-- start --
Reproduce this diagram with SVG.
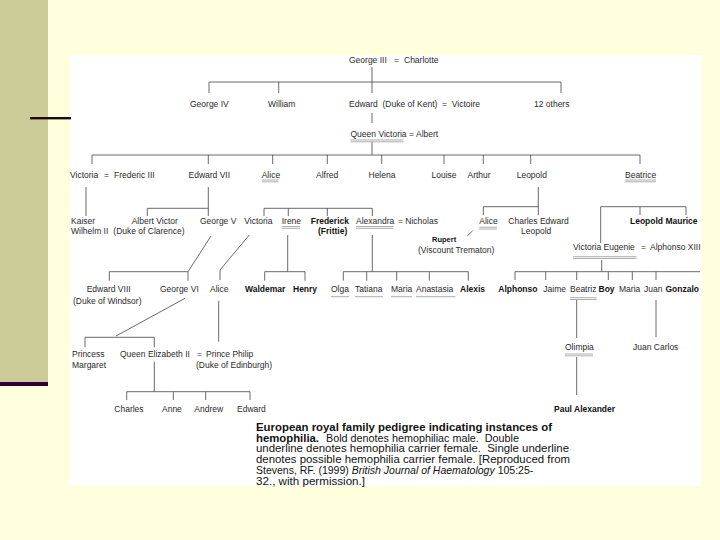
<svg xmlns="http://www.w3.org/2000/svg" width="720" height="540" viewBox="0 0 720 540">
<defs>
<style>
.t{font-family:"Liberation Sans",Arial,sans-serif;font-size:8.5px;fill:#2a2a2a}
.b{font-weight:bold;fill:#111}
.c{font-family:"Liberation Sans",Arial,sans-serif;font-size:10.5px;fill:#111}
.cb{font-weight:bold}
.ci{font-style:italic}
.ln{stroke:#444;stroke-width:0.8;fill:none}
.ul{stroke:#777;stroke-width:0.6;fill:none}
</style>
<clipPath id="panel"><rect x="70" y="55" width="632" height="431"/></clipPath>
</defs>
<rect width="720" height="540" fill="#FFFFDE"/>
<rect x="0" y="0" width="48" height="382" fill="#CCCC99"/>
<rect x="0" y="382" width="48" height="4" fill="#330033"/>
<rect x="70" y="55" width="632" height="431" fill="#FFFFFF"/>
<rect x="30" y="117" width="41" height="2.4" fill="#1E0A0A"/>

<g id="connectors" class="ln" clip-path="url(#panel)">
<path d="M372 67V93M209 82H561M209 82V93M278.7 82V93M561 82V93"/>
<path d="M372 113V123"/>
<path d="M372 142V155M92 155H640M92 155V164M208.3 155V164M272.7 155V164M327.3 155V164M381.7 155V164M444 155V164M483.3 155V164M530.7 155V164M640 155V164"/>
<path d="M86 187V216"/>
<path d="M208.3 187V216M147.3 208.3H208.3M147.3 208.3V216"/>
<path d="M264 208.3H372.3M264 208.3V216M288.3 208.3V216M327.3 208.3V216M372.3 208.3V216"/>
<path d="M538.3 187V215M483.3 206.7H538.3M483.3 206.7V215"/>
<path d="M600.7 206.7H686M600.7 206.7V243M640 206.7V215M686 206.7V215"/>
<path d="M472.7 230.7L467.3 236"/>
<path d="M211 236L188 271.7M109.3 271.7H188M109.3 271.7V280.7M188 271.7V280.7"/>
<path d="M249.3 235L220 270V280"/>
<path d="M287.7 235V271.7M264.7 271.7H305M264.7 271.7V280.7M305 271.7V280.7"/>
<path d="M372.3 235V271.7M343.3 271.7H468.3M343.3 271.7V280.7M366.7 271.7V280.7M396.7 271.7V280.7M429.3 271.7V280.7M468.3 271.7V280.7"/>
<path d="M601.7 260V271.7M515 271.7H700M515 271.7V280M545.7 271.7V280M576.7 271.7V280M608.3 271.7V280M632.3 271.7V280M656 271.7V280"/>
<path d="M576.7 300V338M576.7 357V395"/>
<path d="M656 300V337"/>
<path d="M185 298.3L116 336M85 337.3H154.3M85 337.3V347.3M154.3 337.3V347.3"/>
<path d="M218.7 300.7V341.7"/>
<path d="M154.3 361.7V391.7M126.7 391.7H250M126.7 391.7V400M173.3 391.7V400M205.7 391.7V400M250 391.7V400"/>
</g>

<g id="underlines" class="ul">
<path d="M350.5 140H403.5M350.5 141.8H403.5"/>
<path d="M261.7 180H278.5M261.7 181.8H278.5"/>
<path d="M625 180H656M625 181.8H656"/>
<path d="M281.7 226.5H300M281.7 228.3H300"/>
<path d="M356 226.5H393.5M356 228.3H393.5"/>
<path d="M479.3 227.3H497M479.3 229.1H497"/>
<path d="M573 256.7H636.5M573 258.5H636.5"/>
<path d="M331 296.7H349M355 296.7H383M391 296.7H412M416 296.7H455.5"/>
<path d="M570 297.7H596.7M570 299.5H596.7"/>
<path d="M565 354H593M565 355.8H593"/>
</g>

<g id="nodes" clip-path="url(#panel)">
<g id="george3"><text class="t" x="349" y="63">George III</text><text class="t" x="394" y="63">=</text><text class="t" x="404" y="63">Charlotte</text></g>
<g id="george4"><text class="t" x="190" y="107">George IV</text></g>
<g id="william"><text class="t" x="268" y="107">William</text></g>
<g id="edward-kent"><text class="t" x="349" y="107" xml:space="preserve">Edward  (Duke of Kent)  =  Victoire</text></g>
<g id="others"><text class="t" x="534" y="107">12 others</text></g>
<g id="queen-victoria"><text class="t" x="350.5" y="137">Queen Victoria</text><text class="t" x="409" y="137">=</text><text class="t" x="416" y="137">Albert</text></g>

<g id="victoria-r3"><text class="t" x="70" y="177.5">Victoria</text><text class="t" x="104" y="177.5">=</text><text class="t" x="114" y="177.5">Frederic III</text></g>
<g id="edward7"><text class="t" x="188.5" y="177.5">Edward VII</text></g>
<g id="alice-r3"><text class="t" x="261.7" y="177.5">Alice</text></g>
<g id="alfred"><text class="t" x="316" y="177.5">Alfred</text></g>
<g id="helena"><text class="t" x="368.5" y="177.5">Helena</text></g>
<g id="louise"><text class="t" x="431.5" y="177.5">Louise</text></g>
<g id="arthur"><text class="t" x="467.5" y="177.5">Arthur</text></g>
<g id="leopold-r3"><text class="t" x="516.7" y="177.5">Leopold</text></g>
<g id="beatrice"><text class="t" x="625" y="177.5">Beatrice</text></g>

<g id="kaiser"><text class="t" x="71" y="224">Kaiser</text><text class="t" x="71" y="234">Wilhelm II</text></g>
<g id="albert-victor"><text class="t" x="131.7" y="224">Albert Victor</text><text class="t" x="113.3" y="234">(Duke of Clarence)</text></g>
<g id="george5"><text class="t" x="200" y="224">George V</text></g>
<g id="victoria-r4"><text class="t" x="244.3" y="224">Victoria</text></g>
<g id="irene"><text class="t" x="281.7" y="224">Irene</text></g>
<g id="frederick"><text class="t b" x="310.7" y="224">Frederick</text><text class="t b" x="318" y="234">(Frittie)</text></g>
<g id="alexandra"><text class="t" x="356" y="224">Alexandra</text><text class="t" x="398" y="224">= Nicholas</text></g>
<g id="alice-r4"><text class="t" x="479.3" y="224">Alice</text></g>
<g id="rupert"><text class="t b" x="432" y="242" style="font-size:7.5px">Rupert</text><text class="t" x="418" y="253">(Viscount Trematon)</text></g>
<g id="charles-edward"><text class="t" x="508.3" y="224">Charles Edward</text><text class="t" x="521" y="234">Leopold</text></g>
<g id="leopold-maurice"><text class="t b" x="630" y="224">Leopold  Maurice</text></g>
<g id="victoria-eugenie"><text class="t" x="573" y="250">Victoria Eugenie</text><text class="t" x="641" y="250">=</text><text class="t" x="650" y="250">Alphonso XIII</text></g>

<g id="edward8"><text class="t" x="86.7" y="292.3">Edward VIII</text><text class="t" x="73" y="304">(Duke of Windsor)</text></g>
<g id="george6"><text class="t" x="160" y="292.3">George VI</text></g>
<g id="alice-r5"><text class="t" x="210" y="292.3">Alice</text></g>
<g id="waldemar"><text class="t b" x="245" y="292.3">Waldemar</text></g>
<g id="henry"><text class="t b" x="293" y="292.3">Henry</text></g>
<g id="olga"><text class="t" x="331" y="292.3">Olga</text></g>
<g id="tatiana"><text class="t" x="355" y="292.3">Tatiana</text></g>
<g id="maria-r"><text class="t" x="391" y="292.3">Maria</text></g>
<g id="anastasia"><text class="t" x="416" y="292.3">Anastasia</text></g>
<g id="alexis"><text class="t b" x="460" y="292.3">Alexis</text></g>
<g id="alphonso"><text class="t b" x="498.3" y="292.3">Alphonso</text></g>
<g id="jaime"><text class="t" x="543.3" y="292.3">Jaime</text></g>
<g id="beatriz"><text class="t" x="570" y="292.3">Beatriz</text></g>
<g id="boy"><text class="t b" x="598.5" y="292.3">Boy</text></g>
<g id="maria-s"><text class="t" x="619" y="292.3">Maria</text></g>
<g id="juan"><text class="t" x="644" y="292.3">Juan</text></g>
<g id="gonzalo"><text class="t b" x="665.5" y="292.3">Gonzalo</text></g>

<g id="margaret"><text class="t" x="72" y="356.7">Princess</text><text class="t" x="72" y="367.7">Margaret</text></g>
<g id="elizabeth2"><text class="t" x="120" y="356.7">Queen Elizabeth II</text><text class="t" x="197" y="356.7">=</text><text class="t" x="206" y="356.7">Prince Philip</text><text class="t" x="196" y="367.7">(Duke of Edinburgh)</text></g>
<g id="olimpia"><text class="t" x="565" y="350">Olimpia</text></g>
<g id="juan-carlos"><text class="t" x="633" y="350">Juan Carlos</text></g>

<g id="charles"><text class="t" x="114.3" y="411.7">Charles</text></g>
<g id="anne"><text class="t" x="162" y="411.7">Anne</text></g>
<g id="andrew"><text class="t" x="194.3" y="411.7">Andrew</text></g>
<g id="edward"><text class="t" x="237" y="411.7">Edward</text></g>
<g id="paul"><text class="t b" x="554" y="411.7">Paul Alexander</text></g>
</g>

<g id="caption">
<text class="c cb" x="256" y="430.7" textLength="296" lengthAdjust="spacingAndGlyphs">European royal family pedigree indicating instances of</text>
<text class="c cb" x="256" y="441.5" textLength="63" lengthAdjust="spacingAndGlyphs">hemophilia.</text>
<text class="c" x="326" y="441.5" textLength="193" lengthAdjust="spacingAndGlyphs" xml:space="preserve">Bold denotes hemophiliac male.  Double</text>
<text class="c" x="256" y="452.3" textLength="313" lengthAdjust="spacingAndGlyphs" xml:space="preserve">underline denotes hemophilia carrier female.  Single underline</text>
<text class="c" x="256" y="463.1" textLength="314" lengthAdjust="spacingAndGlyphs">denotes possible hemophilia carrier female. [Reproduced from</text>
<text class="c" x="256" y="473.9">Stevens, RF. (1999) <tspan class="ci">British Journal of Haematology</tspan> 105:25-</text>
<text class="c" x="256" y="484.7" textLength="109" lengthAdjust="spacingAndGlyphs">32., with permission.]</text>
</g>
</svg>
-- end --
● **STATED EXERCISE**
Give only the number of lines above that hold the string "with".

● **THE RESULT**
2